It's the classic conundrum: What came first, the chicken or the egg? When it comes to the simple answer to the question as it relates to Gallus gallus domesticus (a.k.a. the chicken), that riddle's been largely solved thanks to evolution. At some point thousands of years ago, ancient chicken breeders chose two tame jungle fowl (gallus gallus) and the resulting union produced the egg of the world's first genetically distinct chicken. In summary: egg predates chicken.
However, a new study from the University of Geneva suggests that the egg's temporal superiority may be even more profound than this simple brain teaser suggests. In 2017, scientists discovered the single-celled Ichthyosporean microbe Chromosphaera perkinsii in marine sediments near Hawaii. Although new to human science, this organism was a serious old-timer, having separated from the animal evolutionary line more than a billion years ago -- long before the first appearance of animals. However, scientists from Switzerland and the U.S. have discovered that this animal contained genetic instructions from embryonic development, meaning that the eggs existed even before life itself. The results of the study were published earlier this year in the journal Nature.
"This paper gets at the core question of developmental biology, which is how we go from one cell to a whole animal, by looking at a related process in a weird, microbial relative to animals," John Burns, a senior research scientist at Bigelow Laboratory in Maine said in a press statement. "We're using our emerging understanding of the diversity of microbial life to answer questions about how we got here and how life works in other evolutionary branches."

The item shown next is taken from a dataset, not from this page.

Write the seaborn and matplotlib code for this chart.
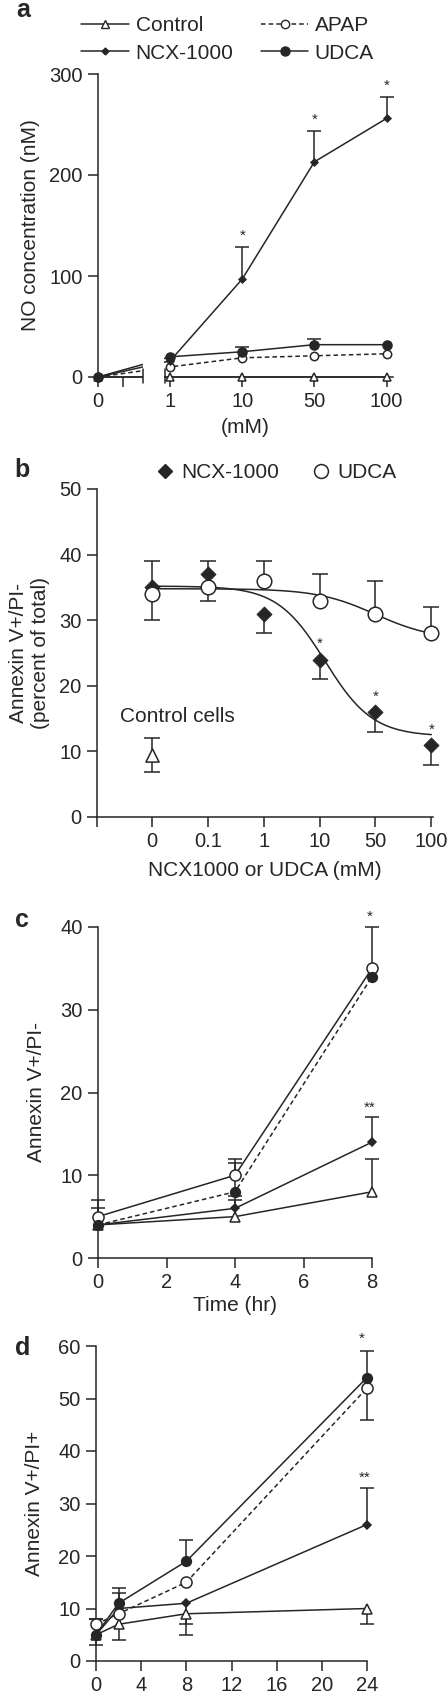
import numpy as np
import matplotlib
matplotlib.use("Agg")
import matplotlib.pyplot as plt
from matplotlib.lines import Line2D
from matplotlib.patches import Rectangle
import seaborn as sns

sns.set_style("ticks")
plt.rcParams["font.family"] = ["Liberation Sans", "DejaVu Sans"]

INK = "#262626"
LW = 1.1
W, H = 448, 1695
FS_TICK = 14.5
FS_LAB = 15

# ---- panel a: NO concentration (nM) vs dose
a_doses = ["0", "1", "10", "50", "100"]
a_control = [0, 0, 0, 0, 0]
a_apap = [0, 10, 19, 21, 23]
a_ncx = [0, 16, 97, 213, 256]
a_ncx_up = [0, 0, 32, 31, 21]
a_udca = [0, 20, 25, 32, 32]
a_udca_up = [0, 0, 5, 6, 0]
a_star_idx = [2, 3, 4]

# ---- panel b: Annexin V+/PI- (percent of total)
b_doses = ["0", "0.1", "1", "10", "50", "100"]
b_ncx = [35, 37, 31, 24, 16, 11]
b_ncx_lo = [5, 4, 3, 3, 3, 3]
b_udca = [34, 35, 36, 33, 31, 28]
b_udca_up = [5, 4, 3, 4, 5, 4]
b_control = 9.4
b_control_err = 2.6
b_star_idx = [3, 4, 5]
# sigmoid fit parameters (top, bottom, centre position, slope)
b_ncx_fit = (35.2, 12.3, 3.1, 2.35)
b_udca_fit = (34.8, 27.0, 4.0, 1.92)

# ---- panel c: Annexin V+/PI- over 8 hr
c_time = [0, 4, 8]
c_control = [4, 5, 8]
c_control_up = [0, 2, 4]
c_ncx = [4, 6, 14]
c_ncx_up = [0, 1.5, 3]
c_apap = [5, 10, 35]
c_apap_up = [2, 2, 5]
c_udca = [4, 8, 34]
c_udca_up = [2, 3.5, 0]

# ---- panel d: Annexin V+/PI+ over 24 hr
d_time = [0, 2, 8, 24]
d_control = [5, 7, 9, 10]
d_control_lo = [2, 3, 4, 3]
d_ncx = [5, 10, 11, 26]
d_ncx_up = [0, 0, 0, 7]
d_ncx_lo = [0, 0, 4, 0]
d_apap = [7, 9, 15, 52]
d_apap_up = [1, 4, 0, 0]
d_apap_lo = [0, 0, 0, 6]
d_udca = [5, 11, 19, 54]
d_udca_up = [3, 3, 4, 5]


def box(left, top, right, bottom):
    return [left / W, 1 - bottom / H, (right - left) / W, (bottom - top) / H]


def series(ax, x, y, marker, ms, face, ls="-", zorder=4):
    sns.lineplot(x=list(x), y=list(y), ax=ax, color=INK, linewidth=LW, linestyle=ls,
                 marker=marker, markersize=ms, markerfacecolor=face,
                 markeredgecolor=INK, markeredgewidth=LW, estimator=None,
                 sort=False, clip_on=False, zorder=zorder)


def err_bars(ax, x, y, err, side, capsize=5):
    x, y, err = (np.asarray(v, dtype=float) for v in (x, y, err))
    keep = err > 0
    if not keep.any():
        return
    zero = np.zeros(keep.sum())
    yerr = [zero, err[keep]] if side == "up" else [err[keep], zero]
    _, caps, _ = ax.errorbar(x[keep], y[keep], yerr=yerr, fmt="none", ecolor=INK,
                             elinewidth=LW, capsize=capsize, capthick=LW,
                             clip_on=False, zorder=3)
    caps[0 if side == "up" else 1].set_visible(False)


def style(ax):
    sns.despine(ax=ax)
    for s in ["left", "bottom"]:
        ax.spines[s].set_linewidth(LW)
        ax.spines[s].set_color(INK)
    ax.tick_params(which="both", length=7, width=LW, color=INK, labelsize=FS_TICK,
                   labelcolor=INK, pad=4)


def sigmoid(p, top, bottom, centre, slope):
    return bottom + (top - bottom) / (1 + np.exp((p - centre) * slope))


fig = plt.figure(figsize=(W / 100, H / 100), dpi=100)

# ================= a
ax = fig.add_axes(box(98, 74, 393, 377))
xa = np.arange(len(a_doses))
series(ax, xa, a_control, "^", 6, "white")
series(ax, xa, a_apap, "o", 6, "white", ls=(0, (3, 2)))
series(ax, xa, a_udca, "o", 6.5, INK)
series(ax, xa, a_ncx, "D", 3.5, INK)
err_bars(ax, xa, a_ncx, a_ncx_up, "up")
err_bars(ax, xa, a_udca, a_udca_up, "up")
for i in a_star_idx:
    ax.annotate("*", (xa[i], a_ncx[i] + a_ncx_up[i]), xytext=(0, 3),
                textcoords="offset points", ha="center", va="bottom",
                fontsize=11, color=INK)
ax.set_xlim(0, 4.09)
ax.set_ylim(0, 300)
ax.set_xticks(xa, a_doses)
ax.set_xticks([0.35], minor=True)
ax.set_yticks([0, 100, 200, 300])
ax.set_xlabel("(mM)", fontsize=FS_LAB, color=INK, labelpad=5)
ax.set_ylabel("NO concentration (nM)", fontsize=FS_LAB, color=INK, labelpad=7)
style(ax)
# axis break between 0 and 1
ax.add_patch(Rectangle((0.63, -0.03), 0.29, 1.05, transform=ax.get_xaxis_transform(),
                       facecolor="white", edgecolor="none", zorder=5, clip_on=False))
for bx in (0.62, 0.93):
    ax.plot([bx, bx], [-0.02, 0.025], transform=ax.get_xaxis_transform(),
            color=INK, lw=LW, clip_on=False, zorder=6)
handles = [
    Line2D([], [], color=INK, lw=LW, marker="^", ms=6, mfc="white", mec=INK),
    Line2D([], [], color=INK, lw=LW, marker="D", ms=3.5, mfc=INK, mec=INK),
    Line2D([], [], color=INK, lw=LW, ls=(0, (3, 2)), marker="o", ms=6, mfc="white", mec=INK),
    Line2D([], [], color=INK, lw=LW, marker="o", ms=6.5, mfc=INK, mec=INK),
]
fig.legend(handles, ["Control", "NCX-1000", "APAP", "UDCA"], ncol=2,
           loc="upper left", bbox_to_anchor=(71 / W, 1 - 6 / H), frameon=False,
           fontsize=FS_LAB, handlelength=2.3, handletextpad=0.3, columnspacing=1.3,
           labelspacing=0.4, borderpad=0, labelcolor=INK)

# ================= b
ax = fig.add_axes(box(97, 489, 433, 817))
xb = np.arange(len(b_doses))
pos = np.linspace(0, 5, 200)
ax.plot(pos, sigmoid(pos, *b_ncx_fit), color=INK, lw=LW, zorder=2)
ax.plot(pos, sigmoid(pos, *b_udca_fit), color=INK, lw=LW, zorder=2)
err_bars(ax, xb, b_udca, b_udca_up, "up", capsize=6)
err_bars(ax, xb, b_ncx, b_ncx_lo, "lo", capsize=6)
ax.errorbar([0], [b_control], yerr=[b_control_err], fmt="none", ecolor=INK,
            elinewidth=LW, capsize=6, capthick=LW, zorder=3)
sns.scatterplot(x=list(xb), y=b_ncx, ax=ax, marker="D", s=60, color=INK,
                edgecolor=INK, linewidth=0.5, clip_on=False, zorder=4)
sns.scatterplot(x=list(xb), y=b_udca, ax=ax, marker="o", s=110, facecolor="white",
                edgecolor=INK, linewidth=LW, clip_on=False, zorder=4)
sns.scatterplot(x=[0], y=[b_control], ax=ax, marker="^", s=90, facecolor="white",
                edgecolor=INK, linewidth=LW, zorder=4)
for i in b_star_idx:
    ax.annotate("*", (xb[i], b_ncx[i]), xytext=(0, 6), textcoords="offset points",
                ha="center", va="bottom", fontsize=11, color=INK)
ax.text(-0.57, 15.3, "Control cells", fontsize=FS_LAB, color=INK, va="center")
ax.set_xlim(-0.98, 5.03)
ax.set_ylim(0, 50)
ax.set_xticks([-0.98] + list(xb), [""] + b_doses)
ax.set_yticks(range(0, 51, 10))
ax.set_xlabel("NCX1000 or UDCA (mM)", fontsize=FS_LAB, color=INK, labelpad=7)
ax.set_ylabel("Annexin V+/PI-\n(percent of total)", fontsize=FS_LAB, color=INK,
              labelpad=7, linespacing=1.15)
style(ax)
hb = [Line2D([], [], ls="none", marker="D", ms=7.5, mfc=INK, mec=INK),
      Line2D([], [], ls="none", marker="o", ms=10, mfc="white", mec=INK, mew=LW)]
fig.legend(hb, ["NCX-1000", "UDCA"], ncol=2, loc="center left",
           bbox_to_anchor=(146 / W, 1 - 473 / H), frameon=False, fontsize=FS_LAB,
           handlelength=0.8, handletextpad=0.4, columnspacing=1.6, borderpad=0,
           labelcolor=INK)

# ================= c
ax = fig.add_axes(box(98, 927, 372, 1258))
series(ax, c_time, c_control, "^", 7.5, "white")
series(ax, c_time, c_ncx, "D", 4, INK)
series(ax, c_time, c_apap, "o", 8, "white")
series(ax, c_time, c_udca, "o", 7, INK, ls=(0, (3, 2)))
err_bars(ax, c_time, c_control, c_control_up, "up")
err_bars(ax, c_time, c_ncx, c_ncx_up, "up")
err_bars(ax, c_time, c_apap, c_apap_up, "up")
err_bars(ax, c_time, c_udca, c_udca_up, "up")
ax.annotate("*", (8, c_apap[-1] + c_apap_up[-1]), xytext=(-2, 2),
            textcoords="offset points", ha="center", va="bottom", fontsize=11, color=INK)
ax.annotate("**", (8, c_ncx[-1] + c_ncx_up[-1]), xytext=(-2, 2),
            textcoords="offset points", ha="center", va="bottom", fontsize=11, color=INK)
ax.set_xlim(0, 8)
ax.set_ylim(0, 40)
ax.set_xticks(range(0, 9, 2))
ax.set_yticks(range(0, 41, 10))
ax.set_xlabel("Time (hr)", fontsize=FS_LAB, color=INK, labelpad=3)
ax.set_ylabel("Annexin V+/PI-", fontsize=FS_LAB, color=INK, labelpad=10)
style(ax)

# ================= d
ax = fig.add_axes(box(96, 1346, 367, 1661))
series(ax, d_time, d_control, "^", 7.5, "white")
series(ax, d_time, d_ncx, "D", 4, INK)
series(ax, d_time, d_apap, "o", 8, "white", ls=(0, (3, 2)))
series(ax, d_time, d_udca, "o", 7, INK)
err_bars(ax, d_time, d_control, d_control_lo, "lo")
err_bars(ax, d_time, d_ncx, d_ncx_up, "up")
err_bars(ax, d_time, d_ncx, d_ncx_lo, "lo")
err_bars(ax, d_time, d_apap, d_apap_up, "up")
err_bars(ax, d_time, d_apap, d_apap_lo, "lo")
err_bars(ax, d_time, d_udca, d_udca_up, "up")
ax.annotate("*", (24, d_udca[-1] + d_udca_up[-1]), xytext=(-4, 4),
            textcoords="offset points", ha="center", va="bottom", fontsize=11, color=INK)
ax.annotate("**", (24, d_ncx[-1] + d_ncx_up[-1]), xytext=(-2, 2),
            textcoords="offset points", ha="center", va="bottom", fontsize=11, color=INK)
ax.set_xlim(0, 24)
ax.set_ylim(0, 60)
ax.set_xticks(range(0, 25, 4))
ax.set_yticks(range(0, 61, 10))
ax.set_ylabel("Annexin V+/PI+", fontsize=FS_LAB, color=INK, labelpad=10)
style(ax)

for lab, (px, py) in zip("abcd", [(23, 10), (22, 470), (22, 920), (23, 1348)]):
    fig.text(px / W, 1 - py / H, lab, fontsize=18, fontweight="bold", color=INK,
             ha="center", va="center")

fig.savefig("out.png", dpi=100)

We know that single-celled organisms were the first forms of life on Earth, but piecing together the complete roadmap between yeast and, say, blue whales hasn't been easy. In their quest to understand how microbial life developed into proto-animals, researchers spotted this incredible embryonic by closely observing ancient protist C. perkinsii. The team -- lead by Omaya Dudin form the University of Geneva -- found that these cells reached their maximum size and separated with growing any further. To do this, they formed "multicellular colonies" that, incredibly, resembled embryonic development. Burns analyzed the genetic activity in these "colonies" and compared them to the process of mitosis found in other animal species.
"Some of the genes that the microbe uses to drive its development, and the general patterns they follow, are similar to what we observe in animals," Burns said in a press statement. "These ancient relatives of animals may contain some programs that their direct animal ancestors built on through evolution."
While similar biological processes often point to a related genetic lineage, there always lurks the possibility that this embryonic similarity developed through convergent evolution -- when nature develops the same effective processes multiple times independent of each other. This is the same idea that drives the convergent evolutionary quirk known as carcinization where nature keeps trying to turn animals into crabs.
But whether chicken, crab, human, or blue whale, science continues to support that the egg -- or at least some impressive co-production of it -- predates us all.